The fundamental difficulty that has to be reckoned with in every attempt to construct a theory of the value of money starting from the claim concept is the necessity for comparing the quantity of money with some other total, just as in the ticket illustration the total number of tickets is compared with the total amount of room available. Such a comparison is a necessity for a doctrine which regards money as "claims" whose peculiarity consists in the fact that they do not refer to definite objects but to shares in a mass of goods. Schumpeter seeks to avoid this difficulty by starting, in elaboration of a line of argument first developed by Wieser, not from the quantity of money, but from the sum of money incomes, which he compares with the total prices of all consumption goods.10 There might be some justification for such a comparison if money had no other use than to purchase consumption goods. But such an assumption is obviously quite unjustifiable. Money bears a relationship, not only to consumption goods, but also to production goods; and—the point is a particularly important one—it does not serve only for the exchange of production goods against consumption goods but very much oftener for the exchange of production goods against other production goods. So Schumpeter is only able to maintain his theory by simply putting out of consideration a large part of that which circulates as money. He says that commodities are actually related only to the circulating portion of the total quantity of money, that only this portion has an immediate connection with the sum of all incomes, that it alone fulfills the essential function of money. Thus "to obtain the quantity of money in circulation, which is what we are concerned with," the following items, among others, have to be eliminated:
- "Sums that are unemployed but awaiting employment"
- Reserves by which we are to understand those sums of money "below which the economic agents never let their holdings fall; in order to be prepared for unexpected demands."
But even the elimination of these sums is not enough; we must go still farther. For the total incomes theory is "not concerned even with the total quantity of money in circulation." In addition we must exclude "all those sums that circulate in the 'income-distributing' markets, in the real estate, mortgage, security and similar markets."11
These limitations do not merely serve, as Schumpeter thinks, to demonstrate the impossibility of dealing statistically with the notion of money in effective circulation; they also cut away the ground from beneath his own theory. All that needs to be said about the separation of hoards, unemployment sums, and reserves, from the remaining amount of money has already been mentioned above.12 It is inadmissible to speak of "sums that are unemployed but awaiting employment." In a strict and exact sense—and theory must take everything in a strict and exact sense—all money that is not changing owners at the very moment under consideration is awaiting employment. Nevertheless, it would be incorrect to call such money "unemployed"; as part of a reserve it satisfies a demand for money, and consequently fulfills the characteristic function of money. And when Schumpeter further proposes to eliminate the sums in circulation in the income-distributing markets, we can only ask, What then remains?

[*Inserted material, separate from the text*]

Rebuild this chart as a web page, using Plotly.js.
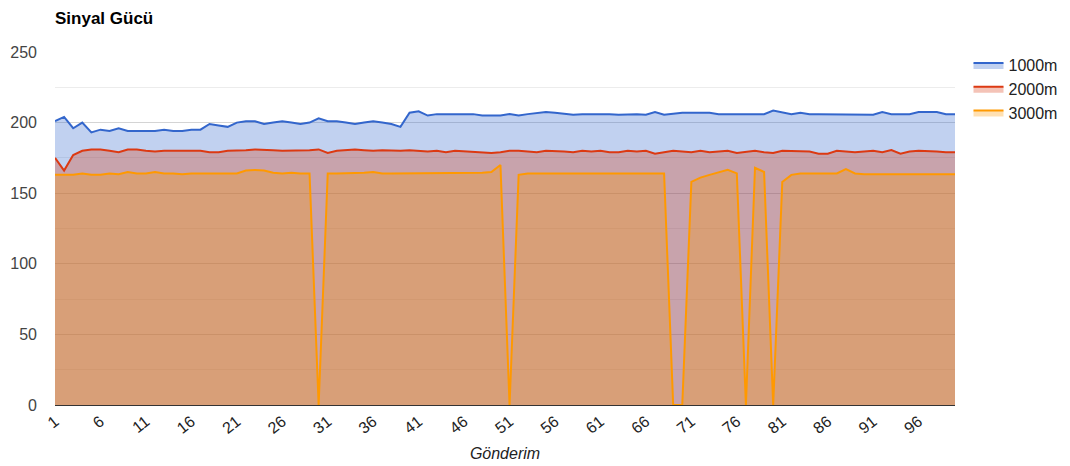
<!DOCTYPE html>
<html>
<head>
<meta charset="utf-8">
<script src="https://cdn.plot.ly/plotly-3.0.1.min.js"></script>
<style>
html,body{margin:0;padding:0;background:#fff;}
#chart{width:1070px;height:466px;}
</style>
</head>
<body>
<div id="chart"></div>
<script>
const gonderim = [1,2,3,4,5,6,7,8,9,10,11,12,13,14,15,16,17,18,19,20,
  21,22,23,24,25,26,27,28,29,30,31,32,33,34,35,36,37,38,39,40,
  41,42,43,44,45,46,47,48,49,50,51,52,53,54,55,56,57,58,59,60,
  61,62,63,64,65,66,67,68,69,70,71,72,73,74,75,76,77,78,79,80,
  81,82,83,84,85,86,87,88,89,90,91,92,93,94,95,96,97,98,99,100];

const s1000m = [201,204,196,200,193,195,194,196,194,194,
  194,194,195,194,194,195,195,199,198,197,
  200,201,201,199,200,201,200,199,200,203,
  201,201,200,199,200,201,200,199,197,207,
  208,205,206,206,206,206,206,205,205,205,
  206,205,206,207,207.5,207,206,205.5,206,206,
  206.5,206,205.5,206,206,205.5,207.5,205.5,206.5,207,
  207,207,207,206,206,206,206,206,206,208.5,
  207,206,207,206,206,206,205.5,206,206,206,
  205.5,207.5,206,206,206,207.5,207.5,207.5,206,206];

const s2000m = [175,166,177,180,181,181,180,179,181,181,
  180,179.5,180,180,180,180,180,179,179,180,
  180,180.5,181,181,180.5,180,180,180.5,180.5,181,
  178.5,180,180.5,181,180.5,180,180.5,180,180,180.5,
  180,179.5,180,179,180,179.5,179,179,178.5,179,
  180,180,179.5,179,180,180,179.5,179,180,179.5,
  180,179,179,180,179.5,180,178,179,180,179.5,
  179,180,179,179.5,180,178.5,179,180,179,178.5,
  180,180,180,179.5,178,178,180,179.5,179,179.5,
  180,179,180.5,178,179.5,180,180,179.5,179,179];

const s3000m = [163,163,163,164,163,163,164,163.5,165,164,
  164,165,164,164,163.5,164,164,164,164,164,
  164,166,166.5,166,164.5,164,164.5,164,164,0,
  164,164,164,164,164.5,165,164,164,164,164,
  164,164,164,164,164,164,164,164.5,165,170,
  0,163,164,164,164,164,164,164,164,164,
  164,164,164,164,164,164,164,164,0,0,
  158,161,163,165,166.5,164,0,168,165,0,
  158,163,164,164,164,164,164,167,164,163.5,
  163.5,163.5,163.5,163.5,163.5,163.5,163.5,163.5,163.5,163.5];

const xTicks = [1,6,11,16,21,26,31,36,41,46,51,56,61,66,71,76,81,86,91,96];
const yTicks = [0,50,100,150,200,250];
const seriesNames = ['1000m','2000m','3000m'];

const traces = [
  {x: gonderim, y: s1000m, name: seriesNames[0], type:'scatter', mode:'lines',
   line:{color:'#3366cc', width:2}, fill:'tozeroy', fillcolor:'rgba(51,102,204,0.3)'},
  {x: gonderim, y: s2000m, name: seriesNames[1], type:'scatter', mode:'lines',
   line:{color:'#dc3912', width:2}, fill:'tozeroy', fillcolor:'rgba(220,57,18,0.3)'},
  {x: gonderim, y: s3000m, name: seriesNames[2], type:'scatter', mode:'lines',
   line:{color:'#ff9900', width:2}, fill:'tozeroy', fillcolor:'rgba(255,153,0,0.3)'}
];

const layout = {
  width:1070, height:466,
  margin:{l:55, r:115, t:52, b:61, autoexpand:false},
  paper_bgcolor:'#fff', plot_bgcolor:'#fff',
  font:{family:'Liberation Sans, Arial, sans-serif', size:16, color:'#444'},
  title:{text:'<b>Sinyal Gücü</b>', x:55/1070, xref:'container', xanchor:'left',
         y:1-18/466, yref:'container', yanchor:'middle',
         font:{family:'Liberation Sans, Arial, sans-serif', size:17, color:'#000'}},
  xaxis:{range:[1,100], tickmode:'array', tickvals:xTicks, ticktext:xTicks.map(String),
         tickangle:-38, showgrid:false, zeroline:false, showline:true, linecolor:'#333', linewidth:1,
         ticks:'', tickfont:{size:16, color:'#222'},
         title:{text:'<i>Gönderim</i>', font:{size:16, color:'#222'}, standoff:11}},
  yaxis:{range:[0,250], tickmode:'array', tickvals:yTicks, showgrid:true, gridcolor:'#d4d4d4',
         zeroline:false, ticks:'', ticklabelstandoff:17, tickfont:{size:16, color:'#444'},
         minor:{tickmode:'linear', tick0:0, dtick:25, showgrid:true, gridcolor:'#ececec'}},
  showlegend:true,
  legend:{x:1.015, xanchor:'left', y:1.011, yanchor:'top', font:{size:16, color:'#222'},
          bgcolor:'rgba(0,0,0,0)', itemwidth:30, traceorder:'normal'}
};

Plotly.newPlot('chart', traces, layout, {displayModeBar:false, staticPlot:true});
</script>
</body>
</html>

Schumpeter has to do violence to his own theory in order to make it appear even fairly tenable. It cannot be compared with the point of view which opposes the total stock of money to the total demand for it (that is, to the total demand of economic agents for reserves), because it does not really attempt to solve more than a small part of the problem. To be of any use, a theory must try to explain the whole of the problem that is before us. Schumpeter's theory arbitrarily splits up the stock of money and the demand for money in order to institute a comparison that would otherwise be impossible. If Schumpeter starts from the statement that the total quantity of money is distributed between three spheres, the sphere of circulation, that of hoards and reserves, and that of capital, then, if he wishes to provide a complete theory of money, the comparison which he makes for the sphere of circulation between total incomes and total amount of consumption goods should be repeated for the two other spheres also; for these also are not without significance in the determination of the value of money. Variations in the amount of money demanded or available for hoards and reserves—to retain this vague distinction—or for the sphere of capital, influence the value of money just as much as variations in the sphere of circulation. No theory of the value of money with pretensions to completeness dare omit an explanation of the influence on the value of money exerted by processes in the sphere of hoards and reserves and in that of capital.
We see, then, that even Schumpeter has not been able to make a complete catallactic theory of money out of the claim theory. The fact that his attempt to make the claim theory into a catallactic theory of money obliged him to set such extraordinary limits to the problem is the best proof that a comprehensive catallactic theory of money cannot be constructed on the basis of the claim analogy. His having arrived in the course of his admirable discussion at conclusions for the rest which do not differ essentially from those which have been discovered in other ways and with other instruments by the catallactic doctrine of money is merely to be ascribed to his having found them in the theory of money already and having therefore been able to adopt them. They by no means follow from the fragmentary theory of money that he himself has put forward.